Entrepreneurs must also navigate the array of fees associated with ROBS, including administrative and appraisal costs, which can impact the overall viability of the approach. Furthermore, pursuing the ROBS strategy could raise the likelihood of heightened scrutiny from the IRS, highlighting the paramount need for informed professional guidance to navigate these potential pitfalls effectively. While working with a professional to help you through the process is prudent, you can also incur costs seeking this council.
Alternatives to ROBS Financing
While ROBS financing provides you with a distinct way to fund your entrepreneurial goals, it's essential to consider other funding possibilities. Conventional business loans remain a dependable choice, accessible through financial institutions to secure the business capital you need. Personal business loans are another option, although they might come with elevated interest rates, closing fees, and collateral.
Equity financing can also help you access funds by extending equity ownership to investors, a move that distributes potential gains and risks in tandem. When you extend equity ownership to investors, they become stakeholders in your business, which might lead to differing opinions on how the business should be run. Although some investors may offer valuable insights and expertise, others might want to exert more control over decision-making.
Depending on how much capital you need, you may want to consider a business credit card for smaller purchases. A zero-interest introductory rate card can help you tap into credit without the interest — although you have to make sure your balance is paid off before the introductory interest rate ends.
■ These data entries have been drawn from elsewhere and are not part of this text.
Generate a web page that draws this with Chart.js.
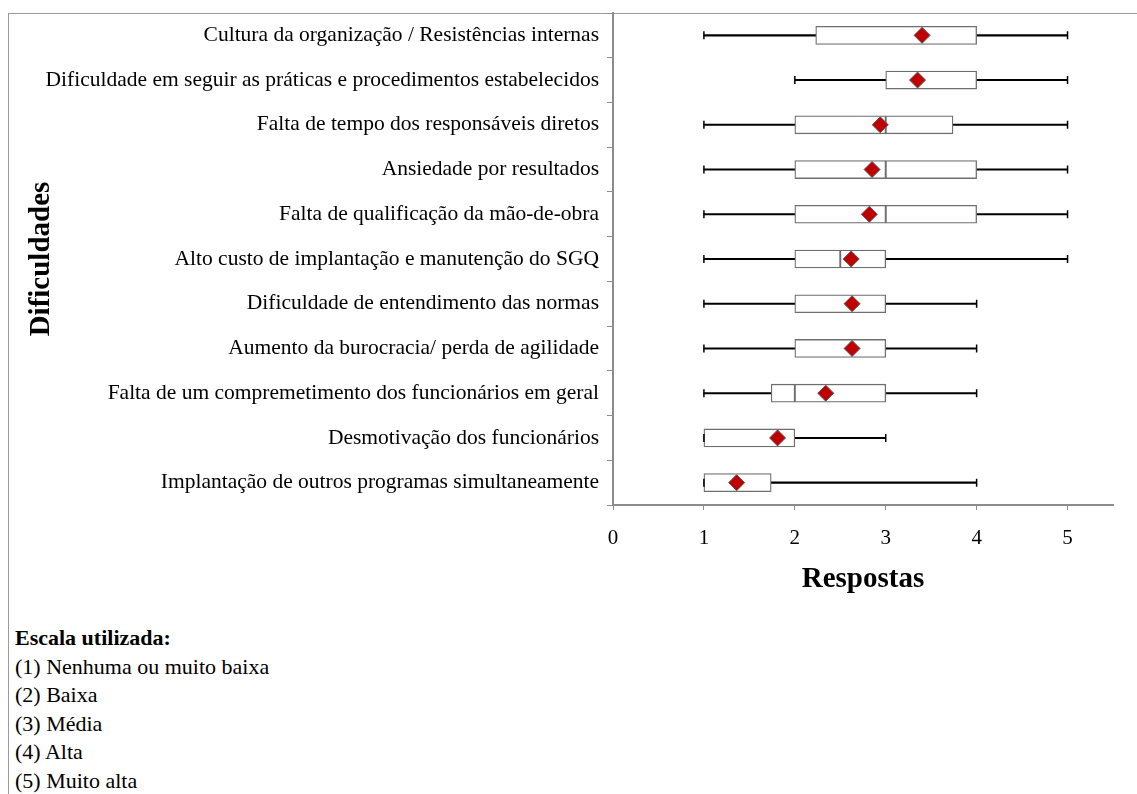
<!DOCTYPE html>
<html lang="pt">
<head>
<meta charset="utf-8">
<script src="https://cdn.jsdelivr.net/npm/chart.js@4.4.1/dist/chart.umd.min.js"></script>
<style>
    html, body { margin: 0; padding: 0; background: #fff; }
    body { width: 1137px; height: 794px; position: relative; overflow: hidden;
           font-family: "Liberation Serif", "Times New Roman", serif; }
    #moldura { position: absolute; left: 8px; top: 13px; right: 0; bottom: 0;
               border-top: 1px solid #9a9a9a; border-left: 1px solid #9a9a9a; }
    #caja { position: absolute; left: 0; top: 0; width: 1137px; height: 604px; }
    #escala { position: absolute; left: 15px; top: 624px; font-size: 22px; line-height: 28.6px; color: #000; }
    #escala b { font-size: 22px; }
</style>
</head>
<body>
<div id="moldura"></div>
<div id="caja"><canvas id="grafico"></canvas></div>
<div id="escala">
    <b>Escala utilizada:</b><br>
    (1) Nenhuma ou muito baixa<br>
    (2) Baixa<br>
    (3) Média<br>
    (4) Alta<br>
    (5) Muito alta
</div>
<script>
// =====================================
// DATOS
// =====================================

const categorias = [
    "Cultura da organização / Resistências internas",
    "Dificuldade em seguir as práticas e procedimentos estabelecidos",
    "Falta de tempo dos responsáveis diretos",
    "Ansiedade por resultados",
    "Falta de qualificação da mão-de-obra",
    "Alto custo de implantação e manutenção do SGQ",
    "Dificuldade de entendimento das normas",
    "Aumento da burocracia/ perda de agilidade",
    "Falta de um compremetimento dos funcionários em geral",
    "Desmotivação dos funcionários",
    "Implantação de outros programas simultaneamente"
];

const minimos  = [1, 2, 1, 1, 1, 1, 1, 1, 1, 1, 1];
const q1       = [2.23, 3, 2, 2, 2, 2, 2, 2, 1.74, 1, 1];
const medianas = [4, 3, 3, 3, 3, 2.5, 3, 3, 2, 2, 1];
const q3       = [4, 4, 3.74, 4, 4, 3, 3, 3, 3, 2, 1.74];
const maximos  = [5, 5, 5, 5, 5, 5, 4, 4, 4, 3, 4];
const medias   = [3.40, 3.35, 2.94, 2.85, 2.82, 2.62, 2.63, 2.63, 2.34, 1.81, 1.36];

const ticksX = [0, 1, 2, 3, 4, 5];

// =====================================
// ESTILOS
// =====================================

const GRIS_EJE = "#8c8c8c";
const GRIS_CAJA = "#6e6e6e";
const ROJO = "#C00000";

Chart.defaults.font.family = '"Liberation Serif", "Times New Roman", serif';
Chart.defaults.color = "#000";
Chart.defaults.animation = false;

const tramo = (a, b) => a.map((v, i) => [v, b[i]]);

const bigotes = {
    type: "bar",
    grouped: false,
    order: 3,
    barThickness: 1.4,
    backgroundColor: "#000",
    borderWidth: 0
};

const caja = {
    type: "bar",
    grouped: false,
    order: 2,
    barThickness: 18,
    backgroundColor: "#fff",
    borderColor: GRIS_CAJA,
    borderWidth: 1.3,
    borderSkipped: false
};

const topes = {
    type: "line",
    showLine: false,
    order: 2,
    pointStyle: "line",
    rotation: 90,
    pointRadius: 4,
    borderColor: "#000",
    borderWidth: 1.5
};

new Chart(document.getElementById("grafico"), {
    data: {
        labels: categorias,
        datasets: [
            { ...bigotes, label: "inferior", data: tramo(minimos, q1) },
            { ...bigotes, label: "superior", data: tramo(q3, maximos) },
            { ...topes, label: "min", data: minimos },
            { ...topes, label: "max", data: maximos },
            { ...caja, label: "q1-mediana", data: tramo(q1, medianas) },
            { ...caja, label: "mediana-q3", data: tramo(medianas, q3) },
            {
                type: "line",
                label: "Média",
                data: medias,
                showLine: false,
                order: 0,
                pointStyle: "rectRot",
                pointRadius: 8,
                backgroundColor: ROJO,
                borderColor: "#5a5a5a",
                borderWidth: 1
            }
        ]
    },
    options: {
        indexAxis: "y",
        responsive: true,
        maintainAspectRatio: false,
        layout: { padding: { left: 20, top: 13, right: 24, bottom: 3 } },
        plugins: {
            legend: { display: false },
            tooltip: { enabled: false }
        },
        scales: {
            x: {
                type: "linear",
                min: 0,
                max: 5.5,
                afterBuildTicks: s => { s.ticks = ticksX.map(v => ({ value: v })); },
                afterFit: s => { s.height = 96; },
                ticks: { font: { size: 21 }, padding: 16 },
                grid: { drawOnChartArea: false, tickLength: 5, color: GRIS_EJE },
                border: { color: GRIS_EJE, width: 2 },
                title: { display: true, text: "Respostas", font: { size: 29, weight: "bold" } }
            },
            y: {
                type: "category",
                afterFit: s => { s.width = 593; s.paddingTop = 0; s.paddingBottom = 0; },
                ticks: { font: { size: 21.5 }, padding: 8 },
                grid: { offset: true, drawOnChartArea: false, tickLength: 6, color: GRIS_EJE },
                border: { color: GRIS_EJE, width: 2 },
                title: { display: true, text: "Dificuldades", font: { size: 29, weight: "bold" } }
            }
        }
    }
});
</script>
</body>
</html>
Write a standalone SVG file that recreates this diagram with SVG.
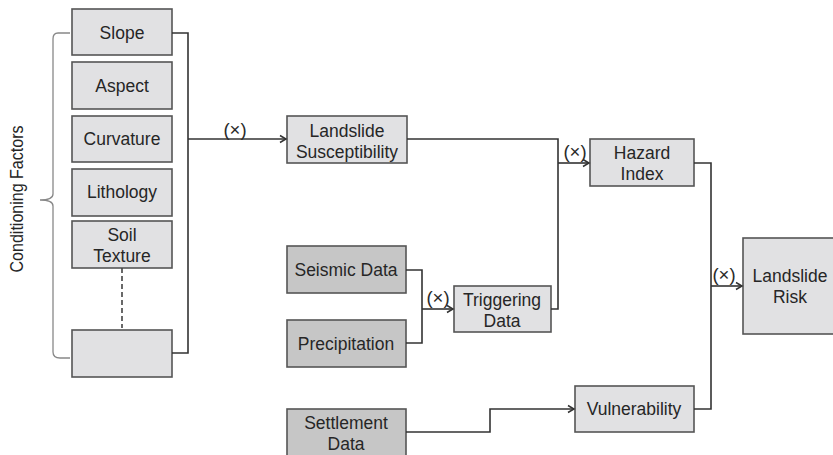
<svg xmlns="http://www.w3.org/2000/svg" width="833" height="455" viewBox="0 0 833 455">
  <defs>
    <marker id="arrow" markerWidth="10" markerHeight="10" refX="8" refY="5" orient="auto" markerUnits="userSpaceOnUse">
      <path d="M2,1.5 L8,5 L2,8.5" fill="none" stroke="#333" stroke-width="1.5"/>
    </marker>
  </defs>
  <style>
    .box { fill: #e1e1e3; stroke: #555; stroke-width: 1.6; }
    .dark { fill: #c6c6c6; stroke: #555; stroke-width: 1.6; }
    .lbl { font-family: "Liberation Sans", Arial, sans-serif; font-size: 17.5px; fill: #262626; text-anchor: middle; }
    .op { font-family: "Liberation Sans", Arial, sans-serif; font-size: 18.5px; fill: #2a2a2a; text-anchor: middle; }
    .wire { fill: none; stroke: #333; stroke-width: 1.6; }
    .brace { fill: none; stroke: #888; stroke-width: 1.3; }
  </style>
  <rect width="833" height="455" fill="#ffffff"/>

  <!-- group label and brace -->
  <text class="lbl" transform="translate(23,199) rotate(-90)" style="font-size:17.5px" textLength="147" lengthAdjust="spacingAndGlyphs">Conditioning Factors</text>
  <path class="brace" d="M70,33 L58,33 Q53,33 53,39 L53,194 Q53,200 40,200 Q53,200 53,206 L53,352 Q53,358 60,358 L70,358"/>

  <!-- conditioning factors -->
  <g id="slope"><rect class="box" x="72" y="9" width="100" height="46"/><text class="lbl" x="122" y="39">Slope</text></g>
  <g id="aspect"><rect class="box" x="72" y="62" width="100" height="47"/><text class="lbl" x="122" y="92">Aspect</text></g>
  <g id="curvature"><rect class="box" x="72" y="116" width="100" height="46"/><text class="lbl" x="122" y="145">Curvature</text></g>
  <g id="lithology"><rect class="box" x="72" y="169" width="100" height="47"/><text class="lbl" x="122" y="198">Lithology</text></g>
  <g id="soil-texture"><rect class="box" x="72" y="221" width="100" height="47"/><text class="lbl" x="122" y="241">Soil</text><text class="lbl" x="122" y="262">Texture</text></g>
  <g id="other-factor"><rect class="box" x="72" y="330" width="100" height="47"/></g>

  <!-- inputs -->
  <g id="seismic"><rect class="dark" x="287" y="246" width="119" height="47"/><text class="lbl" x="346" y="276">Seismic Data</text></g>
  <g id="precipitation"><rect class="dark" x="287" y="320" width="119" height="47"/><text class="lbl" x="346" y="350">Precipitation</text></g>
  <g id="settlement"><rect class="dark" x="287" y="409" width="119" height="50"/><text class="lbl" x="346" y="429">Settlement</text><text class="lbl" x="346" y="450">Data</text></g>

  <!-- derived layers -->
  <g id="susceptibility"><rect class="box" x="287" y="116" width="120" height="47"/><text class="lbl" x="347" y="137">Landslide</text><text class="lbl" x="347" y="158">Susceptibility</text></g>
  <g id="triggering"><rect class="box" x="454" y="286" width="97" height="46"/><text class="lbl" x="502" y="306">Triggering</text><text class="lbl" x="502" y="327">Data</text></g>
  <g id="hazard"><rect class="box" x="590" y="139" width="104" height="47"/><text class="lbl" x="642" y="159">Hazard</text><text class="lbl" x="642" y="180">Index</text></g>
  <g id="vulnerability"><rect class="box" x="575" y="386" width="119" height="46"/><text class="lbl" x="634" y="415">Vulnerability</text></g>
  <g id="risk"><rect class="box" x="743" y="238" width="92" height="96"/><text class="lbl" x="790" y="282">Landslide</text><text class="lbl" x="790" y="303">Risk</text></g>

  <!-- connectors -->
  <g id="connectors">
    <line x1="122" y1="268" x2="122" y2="328" stroke="#444" stroke-width="1.6" stroke-dasharray="5,3"/>
    <path class="wire" d="M172,33 H188 V353 H172"/>
    <path class="wire" d="M188,139 H286" marker-end="url(#arrow)"/>
    <path class="wire" d="M407,139 H558 V309 H551"/>
    <path class="wire" d="M558,163 H589" marker-end="url(#arrow)"/>
    <path class="wire" d="M406,270 H422 V343 H406"/>
    <path class="wire" d="M422,309 H453" marker-end="url(#arrow)"/>
    <path class="wire" d="M406,432 H490 V409 H574" marker-end="url(#arrow)"/>
    <path class="wire" d="M694,163 H711 V409 H694"/>
    <path class="wire" d="M711,286 H742" marker-end="url(#arrow)"/>
  </g>

  <!-- operator labels -->
  <text class="op" x="235" y="136">(×)</text>
  <text class="op" x="438" y="304">(×)</text>
  <text class="op" x="575" y="158">(×)</text>
  <text class="op" x="724" y="281">(×)</text>
</svg>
A Final Word on ROBS Financing
ROBS financing stands as a creative and potentially lucrative method to fund business ventures. While its benefits include debt-free capital, flexibility, and control, entrepreneurs must carefully weigh these against risks to retirement savings, legal complexities, and potential IRS attention.
By considering personal circumstances, business goals, and risk tolerance, entrepreneurs can make informed decisions about whether ROBS financing aligns with their vision for a successful business future.